On the other hand, the lag in income (PGDP) in the UAE contributes positively to human capital, as the higher the income is, the more schooling, knowledge, and experiences are attained. Notwithstanding, a high income is observed to play an insignificant role in enhancing human capital in the long-term.

Presently, natural resources are believed to be a blessing for UAE, since the huge windfalls from these natural resources boost investments, employment, as well as per capita GDP. Yet, deterioration in human capital could turn this blessing into a curse by slowing the pace of economic development. Accordingly, it is suggested that if the UAE desires to continue receiving the full benefits from this blessing, more attention and funding should target human capital through education.

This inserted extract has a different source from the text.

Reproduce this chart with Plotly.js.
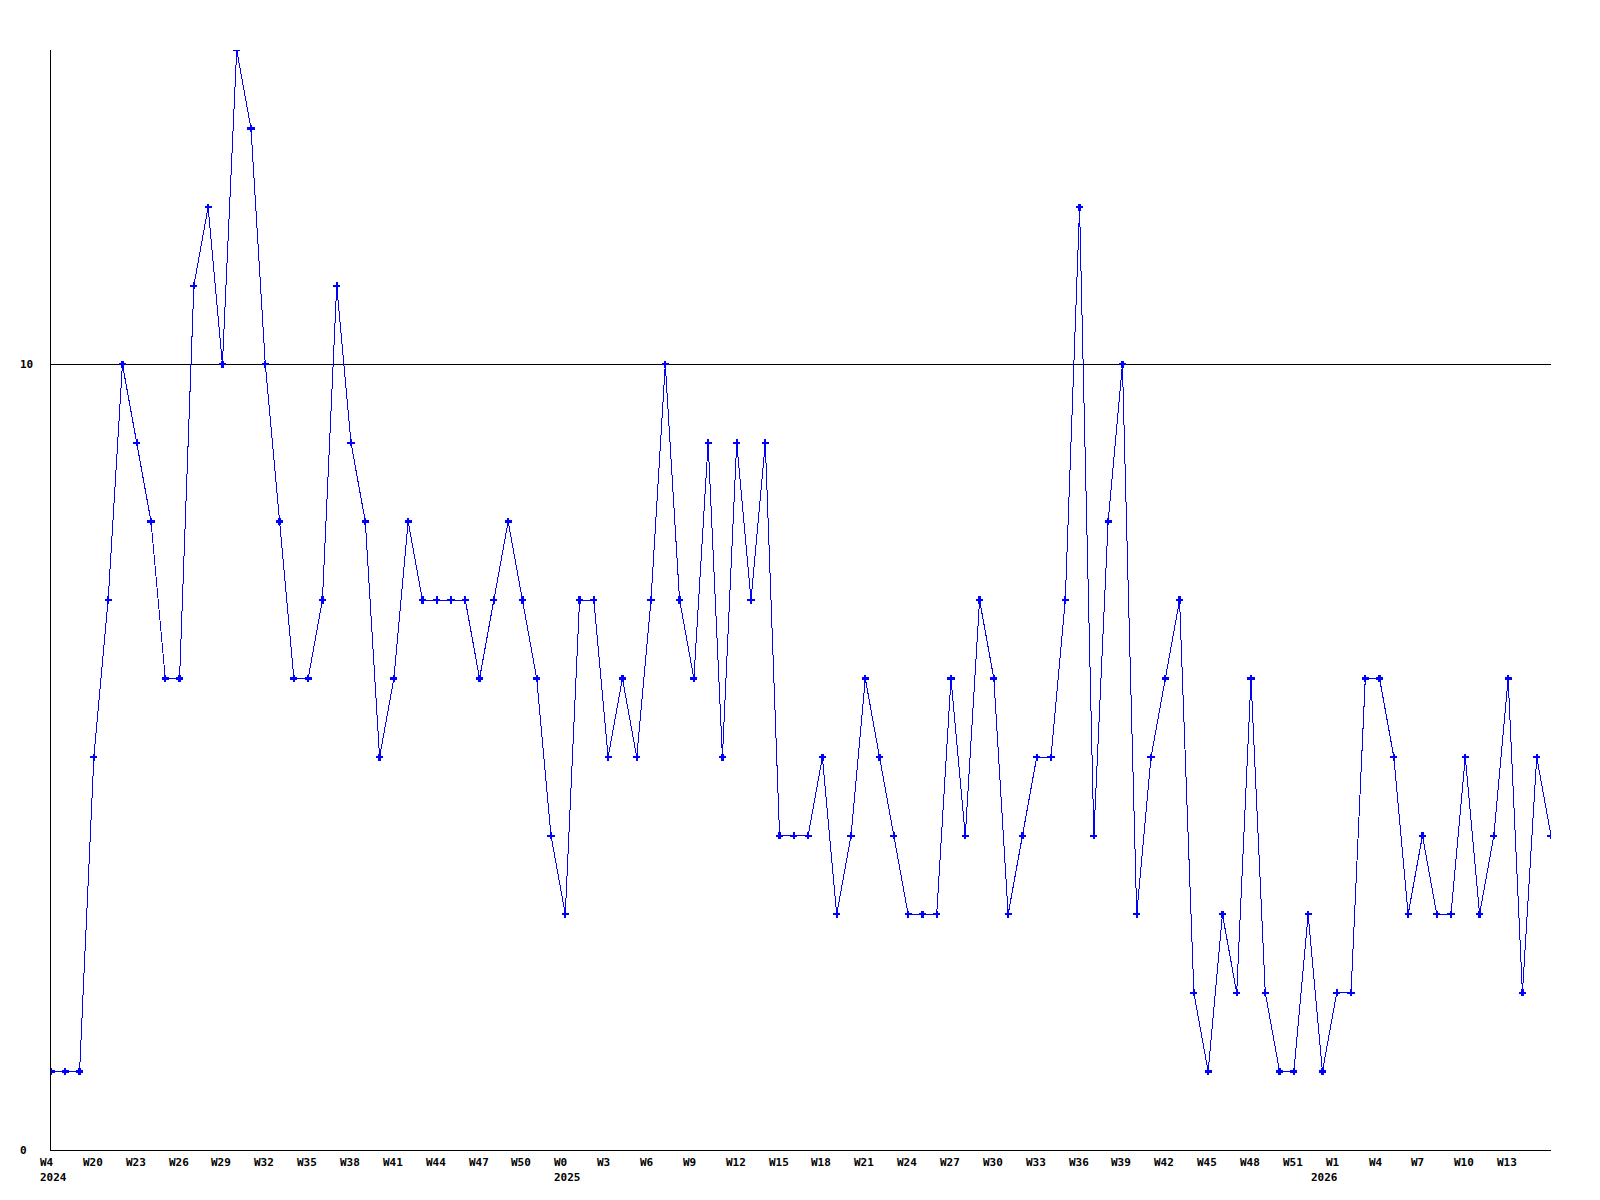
<!DOCTYPE html>
<html>
<head>
<meta charset="utf-8">
<script src="https://cdn.plot.ly/plotly-3.0.1.min.js"></script>
<style>
html,body{margin:0;padding:0;background:#fff;}
#chart{width:1600px;height:1200px;}
.scatterlayer .js-line{shape-rendering:crispEdges;}
.scatterlayer .point{shape-rendering:crispEdges;}
</style>
</head>
<body>
<div id="chart"></div>
<script>
// Weekly values (one point per week)
const values = [
  1, 1, 1, 5, 7, 10, 9, 8, 6, 6,
  11, 12, 10, 14, 13, 10, 8, 6, 6, 7,
  11, 9, 8, 5, 6, 8, 7, 7, 7, 7,
  6, 7, 8, 7, 6, 4, 3, 7, 7, 5,
  6, 5, 7, 10, 7, 6, 9, 5, 9, 7,
  9, 4, 4, 4, 5, 3, 4, 6, 5, 4,
  3, 3, 3, 6, 4, 7, 6, 3, 4, 5,
  5, 7, 12, 4, 8, 10, 3, 5, 6, 7,
  2, 1, 3, 2, 6, 2, 1, 1, 3, 1,
  2, 2, 6, 6, 5, 3, 4, 3, 3, 5,
  3, 4, 6, 2, 5, 4
];

// X tick labels (every third week)
const weekTickIdx = [0, 3, 6, 9, 12, 15, 18, 21, 24, 27, 30, 33, 36, 39, 42, 45, 48, 51, 54, 57, 60, 63, 66, 69, 72, 75, 78, 81, 84, 87, 90, 93, 96, 99, 102];
const weekTickText = ["W4", "W20", "W23", "W26", "W29", "W32", "W35", "W38", "W41", "W44", "W47", "W50",
  "W0", "W3", "W6", "W9", "W12", "W15", "W18", "W21", "W24", "W27", "W30", "W33", "W36", "W39", "W42", "W45", "W48", "W51",
  "W1", "W4", "W7", "W10", "W13"];

// Year labels
const yearIdx = [0, 36, 90];
const yearText = ["2024", "2025", "2026"];

// Y tick labels
const yTickVals = [0, 10];
const yTickText = ["0", "10"];

const xIdx = values.map((_, i) => i);

const font = {family: "'DejaVu Sans Mono', 'Liberation Mono', monospace", size: 11, color: "#000"};
const boldText = t => "<b>" + t + "</b>";

const annotations = [];
weekTickIdx.forEach((xi, k) => {
  annotations.push({
    x: xi, xref: "x", y: 0, yref: "paper",
    text: boldText(weekTickText[k]), showarrow: false,
    xanchor: "left", yanchor: "middle", xshift: -13, yshift: -12,
    font: font
  });
});
yearIdx.forEach((xi, k) => {
  const last = k === yearIdx.length - 1;
  annotations.push({
    x: xi, xref: "x", y: 0, yref: "paper",
    text: boldText(yearText[k]), showarrow: false,
    xanchor: last ? "right" : "left", yanchor: "middle",
    xshift: last ? 3 : -13, yshift: -27,
    font: font
  });
});
yTickVals.forEach((v, k) => {
  annotations.push({
    x: 0, xref: "paper", y: v, yref: "y",
    text: boldText(yTickText[k]), showarrow: false,
    xanchor: "left", yanchor: "middle", xshift: -33,
    font: font
  });
});

const trace = {
  x: xIdx,
  y: values,
  type: "scatter",
  mode: "lines+markers",
  line: {color: "#0000ff", width: 1},
  marker: {symbol: "cross", size: 6, color: "#0000ff", line: {width: 0}},
  cliponaxis: true,
  hoverinfo: "skip"
};

const layout = {
  width: 1600,
  height: 1200,
  margin: {l: 51, r: 49, t: 50, b: 50, pad: 0},
  paper_bgcolor: "#fff",
  plot_bgcolor: "#fff",
  showlegend: false,
  xaxis: {
    range: [0, 105],
    showgrid: false,
    zeroline: false,
    showline: true,
    linecolor: "#000",
    linewidth: 1,
    ticks: "",
    showticklabels: false
  },
  yaxis: {
    range: [0, 14],
    tickmode: "array",
    tickvals: yTickVals,
    showgrid: true,
    gridcolor: "#000",
    gridwidth: 1,
    zeroline: false,
    showline: true,
    linecolor: "#000",
    linewidth: 1,
    ticks: "",
    showticklabels: false
  },
  annotations: annotations
};

Plotly.newPlot("chart", [trace], layout, {displayModeBar: false, staticPlot: true});
</script>
</body>
</html>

Besides, authorities in the UAE should consider stimulating their economic performance by improving human capital, since higher levels of education can help to achieve efficient management of resources and can shift the comparative advantage from the natural resource sector to the manufacturing sector. The manufacturing sector accelerates what is known as “learning by doing” and demands higher skills and technology, hence guaranteeing diversification and sustainability.

In our study, it was observed that a higher institutional quality enhances education levels in case of the UAE in the short and long-term. Consequently, it is essential to ensure better law and order conditions and control corruption and the overall institutional environment to improve human capital.

All in all, it is believed that exporting natural resources can increase the financial revenue and reduce the budget constraints of government expenditure, even though these revenues are volatile and uncertain. Thus, this study suggests that the government should invest more in education, augment educational opportunities, and encourage the populace to receive education.

5. Limitations and Future Research

This study has potential limitations related to the time period used that have to be noted. The data duration was limited to 30 years, from 1984 to 2014, which represents the full extent of publicly available data. Although the data were adequate to show reliable results under the ARDL approach, more data would have been desirable.

There is scope for comparative studies between resource-rich countries that would allow the effects of natural resources to be explored within different countries, such as a comparison between resource-rich countries in the Gulf and technologically advanced resource-rich countries such as Norway, which have comparable diversification policies. The extension of this study and the application of the model to all Gulf Countries and other resource-rich countries would confirm the generalizability of the results, which is a fundamental element in any study.